The Bank of Canada is expected to pause its interest rate cuts this week as signs of rising inflation, a softening job market, and shifting trade dynamics have added new layers of complexity to the economic outlook.
Market expectations for a rate cut have dropped significantly. As of Friday, interest rate swap markets priced in a 58% chance of a pause—an abrupt shift from earlier in the week when most bets were on another cut. This reflects a broader uncertainty, particularly as U.S. President Donald Trump reverses course on previously announced reciprocal tariffs, contributing to economic instability and making policy forecasting increasingly difficult.

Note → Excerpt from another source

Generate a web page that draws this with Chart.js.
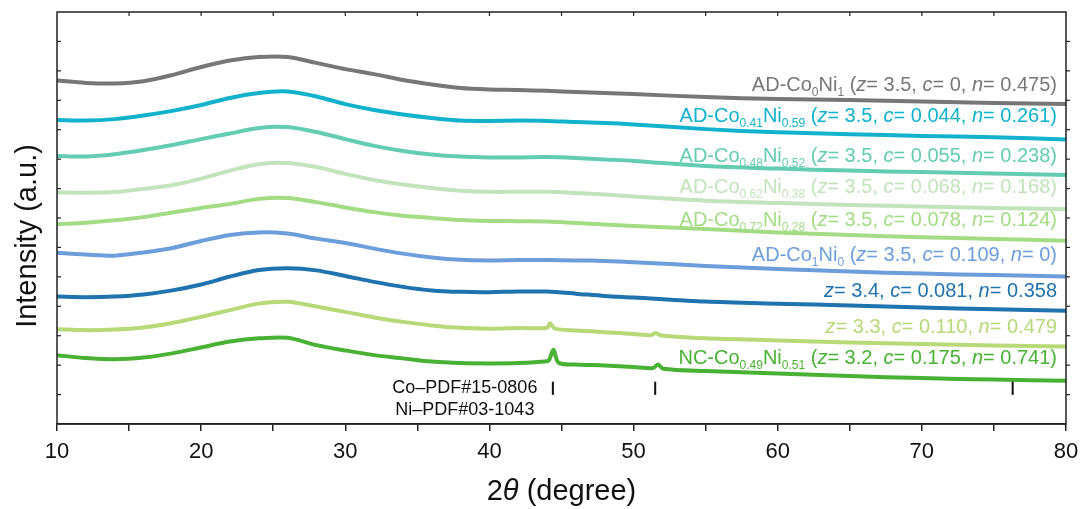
<!DOCTYPE html>
<html>
<head>
<meta charset="utf-8">
<script src="https://cdn.jsdelivr.net/npm/chart.js@4"></script>
<style>
  body { margin: 0; background: #fff; }
  canvas { display: block; }
</style>
</head>
<body>
<canvas id="xrdChart" width="1083" height="509"></canvas>
<script>
// 2theta grid (degree) shared by every pattern
const twoTheta = [10, 12, 14, 16, 18, 20, 22, 24, 26, 28, 30, 32, 34, 36, 38, 40, 42, 44, 46, 48, 50, 55, 60, 65, 70, 75, 80];

// stacked intensities (a.u., offset), top to bottom
const adCo0Ni1   = [11.67, 11.59, 11.57, 11.65, 11.86, 12.13, 12.35, 12.47, 12.47, 12.27, 12.06, 11.89, 11.69, 11.54, 11.42, 11.37, 11.35, 11.32, 11.28, 11.25, 11.21, 11.11, 11.04, 11.01, 10.96, 10.91, 10.87];
const adCo41Ni59 = [10.33, 10.31, 10.36, 10.48, 10.64, 10.84, 11.08, 11.25, 11.30, 11.13, 10.87, 10.67, 10.52, 10.40, 10.31, 10.30, 10.31, 10.30, 10.26, 10.23, 10.18, 10.02, 9.91, 9.85, 9.79, 9.74, 9.67];
const adCo48Ni52 = [9.11, 9.09, 9.17, 9.31, 9.48, 9.68, 9.87, 10.06, 10.09, 9.92, 9.68, 9.45, 9.28, 9.16, 9.09, 9.06, 9.06, 9.07, 9.04, 8.99, 8.94, 8.77, 8.68, 8.61, 8.56, 8.51, 8.46];
const adCo62Ni38 = [7.87, 7.86, 7.88, 7.99, 8.12, 8.34, 8.61, 8.83, 8.87, 8.73, 8.50, 8.29, 8.14, 8.02, 7.93, 7.89, 7.89, 7.89, 7.85, 7.80, 7.73, 7.59, 7.51, 7.44, 7.39, 7.34, 7.30];
const adCo72Ni28 = [6.79, 6.84, 6.92, 7.03, 7.19, 7.34, 7.48, 7.65, 7.68, 7.54, 7.36, 7.20, 7.08, 7.00, 6.93, 6.90, 6.89, 6.88, 6.83, 6.78, 6.73, 6.63, 6.51, 6.42, 6.35, 6.29, 6.23];
const adCo1Ni0   = [5.82, 5.76, 5.72, 5.83, 5.98, 6.22, 6.42, 6.51, 6.47, 6.30, 6.15, 5.96, 5.79, 5.66, 5.58, 5.56, 5.57, 5.57, 5.56, 5.54, 5.50, 5.37, 5.27, 5.18, 5.11, 5.06, 5.01];
const z34        = [4.33, 4.31, 4.33, 4.40, 4.54, 4.74, 5.01, 5.23, 5.29, 5.22, 5.03, 4.83, 4.66, 4.54, 4.49, 4.48, 4.50, 4.50, 4.43, 4.35, 4.30, 4.16, 4.09, 4.03, 3.96, 3.90, 3.85];
const z33        = [3.22, 3.19, 3.21, 3.28, 3.43, 3.64, 3.87, 4.09, 4.15, 3.99, 3.81, 3.62, 3.47, 3.35, 3.27, 3.24, 3.26, 3.27, 3.18, 3.12, 3.06, 2.91, 2.84, 2.77, 2.72, 2.67, 2.63];
const ncCo49Ni51 = [2.34, 2.24, 2.20, 2.26, 2.40, 2.60, 2.80, 2.91, 2.93, 2.68, 2.50, 2.34, 2.23, 2.12, 2.07, 2.06, 2.07, 2.13, 2.02, 1.99, 1.94, 1.80, 1.72, 1.63, 1.56, 1.51, 1.47];

// extra points around the metal reflections
const z33Peaks = [[44.2, 3.42], [44.55, 3.24], [51.2, 3.02], [51.55, 3.09], [51.9, 3.01]];
const ncPeaks  = [[44.15, 2.18], [44.45, 2.52], [44.8, 2.08], [51.35, 1.90], [51.7, 2.02], [52.05, 1.88]];

// standard card positions (Co PDF#15-0806 / Ni PDF#03-1043)
const refPeaks = [44.4, 51.5, 76.3];

// label text
const samplePrefix = [
  ['AD-Co', '0', 'Ni', '1'],
  ['AD-Co', '0.41', 'Ni', '0.59'],
  ['AD-Co', '0.48', 'Ni', '0.52'],
  ['AD-Co', '0.62', 'Ni', '0.38'],
  ['AD-Co', '0.72', 'Ni', '0.28'],
  ['AD-Co', '1', 'Ni', '0'],
  null,
  null,
  ['NC-Co', '0.49', 'Ni', '0.51']
];
const zValues = ['3.5', '3.5', '3.5', '3.5', '3.5', '3.5', '3.4', '3.3', '3.2'];
const cValues = ['0', '0.044', '0.055', '0.068', '0.078', '0.109', '0.081', '0.110', '0.175'];
const nValues = ['0.475', '0.261', '0.238', '0.168', '0.124', '0', '0.358', '0.479', '0.741'];

const colors = ['#777777', '#12b2cc', '#64ccb2', '#c3e3bc', '#a3dc84', '#6c9edc', '#1f73ae', '#b8d978', '#49b234'];

function toPoints(ys, extra) {
  let pts = twoTheta.map((x, i) => ({ x: x, y: ys[i] }));
  if (extra) {
    extra.forEach(p => pts.push({ x: p[0], y: p[1] }));
    pts.sort((a, b) => a.x - b.x);
  }
  return pts;
}

const series = [
  toPoints(adCo0Ni1), toPoints(adCo41Ni59), toPoints(adCo48Ni52),
  toPoints(adCo62Ni38), toPoints(adCo72Ni28), toPoints(adCo1Ni0),
  toPoints(z34), toPoints(z33, z33Peaks), toPoints(ncCo49Ni51, ncPeaks)
];

const FONT = '"Liberation Sans", Arial, sans-serif';

function labelParts(i) {
  let parts = [];
  let pre = samplePrefix[i];
  if (pre) {
    parts.push([pre[0], 'n'], [pre[1], 's'], [pre[2], 'n'], [pre[3], 's'], [' (', 'n']);
  }
  parts.push(['z', 'i'], ['= ' + zValues[i] + ', ', 'n'], ['c', 'i'], ['= ' + cValues[i] + ', ', 'n'], ['n', 'i'], ['= ' + nValues[i], 'n']);
  if (pre) parts.push([')', 'n']);
  return parts;
}

function drawRich(ctx, parts, right, baseline, fonts, subShift) {
  let w = 0;
  parts.forEach(p => { ctx.font = fonts[p[1]]; w += ctx.measureText(p[0]).width; });
  let cx = right - w;
  parts.forEach(p => {
    ctx.font = fonts[p[1]];
    ctx.fillText(p[0], cx, baseline + (p[1] === 's' ? subShift : 0));
    cx += ctx.measureText(p[0]).width;
  });
}

function seg(ctx, x1, y1, x2, y2) {
  ctx.beginPath();
  ctx.moveTo(x1, y1);
  ctx.lineTo(x2, y2);
  ctx.stroke();
}

const decorations = {
  id: 'decorations',
  afterDraw(chart, args, opts) {
    const { ctx, chartArea: a, scales: { x, y } } = chart;
    ctx.save();
    ctx.strokeStyle = '#222';
    ctx.lineWidth = 1.5;
    ctx.strokeRect(a.left, a.top, a.right - a.left, a.bottom - a.top);

    // minor marks on the left/right and top edges
    ctx.lineWidth = 1.2;
    for (let v = 1; v < 14; v++) {
      const py = y.getPixelForValue(v);
      seg(ctx, a.left, py, a.left + 4, py);
      seg(ctx, a.right, py, a.right + 4, py);
    }
    for (let v = 15; v < 80; v += 5) {
      const px = x.getPixelForValue(v);
      seg(ctx, px, a.top, px, a.top + 4);
    }

    // reference card sticks
    ctx.strokeStyle = '#111';
    ctx.lineWidth = 2;
    refPeaks.forEach(p => {
      const px = x.getPixelForValue(p);
      seg(ctx, px, y.getPixelForValue(0.99), px, y.getPixelForValue(1.44));
    });
    ctx.fillStyle = '#111';
    ctx.font = '18px ' + FONT;
    ctx.textAlign = 'center';
    const cardX = x.getPixelForValue(refPeaks[0]) - 88;
    ctx.fillText('Co\u2013PDF#15-0806', cardX, y.getPixelForValue(1.05));
    ctx.fillText('Ni\u2013PDF#03-1043', cardX, y.getPixelForValue(0.32));

    // sample labels
    ctx.textAlign = 'left';
    const fonts = { n: '20px ' + FONT, i: 'italic 20px ' + FONT, s: '12px ' + FONT };
    opts.labelY.forEach((ly, i) => {
      ctx.fillStyle = colors[i];
      drawRich(ctx, labelParts(i), a.right - 9, y.getPixelForValue(ly), fonts, 5);
    });

    // axis titles
    ctx.fillStyle = '#111';
    ctx.save();
    ctx.translate(28, 236);
    ctx.rotate(-Math.PI / 2);
    ctx.textAlign = 'center';
    ctx.textBaseline = 'middle';
    ctx.font = '29px ' + FONT;
    ctx.fillText('Intensity (a.u.)', 0, 0);
    ctx.restore();

    const tParts = [['2', 'n'], ['\u03B8', 'i'], [' (degree)', 'n']];
    const tFonts = { n: '29px ' + FONT, i: 'italic 29px ' + FONT };
    let tw = 0;
    tParts.forEach(p => { ctx.font = tFonts[p[1]]; tw += ctx.measureText(p[0]).width; });
    drawRich(ctx, tParts, (a.left + a.right) / 2 + tw / 2, 500, tFonts, 0);
    ctx.restore();
  }
};

new Chart(document.getElementById('xrdChart'), {
  type: 'line',
  data: {
    datasets: series.map((pts, i) => ({
      data: pts,
      borderColor: colors[i],
      borderWidth: 4,
      pointRadius: 0,
      fill: false,
      tension: 0.3
    }))
  },
  options: {
    responsive: false,
    animation: false,
    devicePixelRatio: 1,
    layout: { padding: { left: 57, top: 12, right: 17, bottom: 0 } },
    plugins: {
      legend: { display: false },
      tooltip: { enabled: false },
      decorations: { labelY: [11.33, 10.25, 8.91, 7.86, 6.73, 5.55, 4.30, 3.10, 2.04] }
    },
    scales: {
      x: {
        type: 'linear',
        min: 10,
        max: 80,
        afterFit(scale) {
          scale.height = 85;
          scale.paddingLeft = 0;
          scale.paddingRight = 0;
        },
        ticks: {
          stepSize: 5,
          autoSkip: false,
          maxRotation: 0,
          padding: 8,
          color: '#111',
          font: { size: 22, family: FONT },
          callback: v => (v % 10 === 0 ? v : '')
        },
        grid: { drawOnChartArea: false, color: '#222', lineWidth: 1.5, tickLength: 7 },
        border: { color: '#222', width: 1.5 }
      },
      y: {
        display: false,
        min: 0,
        max: 14
      }
    }
  },
  plugins: [decorations]
});
</script>
</body>
</html>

“Policymakers want to retain some dry powder,” said Tony Stillo of Oxford Economics, pointing to the Bank’s need to preserve room for future stimulus in the event of a deeper downturn. Trade war volatility, especially with China, has already rattled consumer and business confidence.
Economists remain divided. David Doyle, Managing Director at Macquarie Group, noted that while a pause is now likely, ongoing uncertainty and softening fundamentals could still lead to further rate cuts in the near term. “If this period of uncertainty persists, the Canadian recession we forecast in March could deepen,” he said.
Adding to the uncertainty is a jump in inflation—February’s 2.6% rate was an eight-month high—and a significant loss of 32,600 jobs in March, the worst employment report in three years.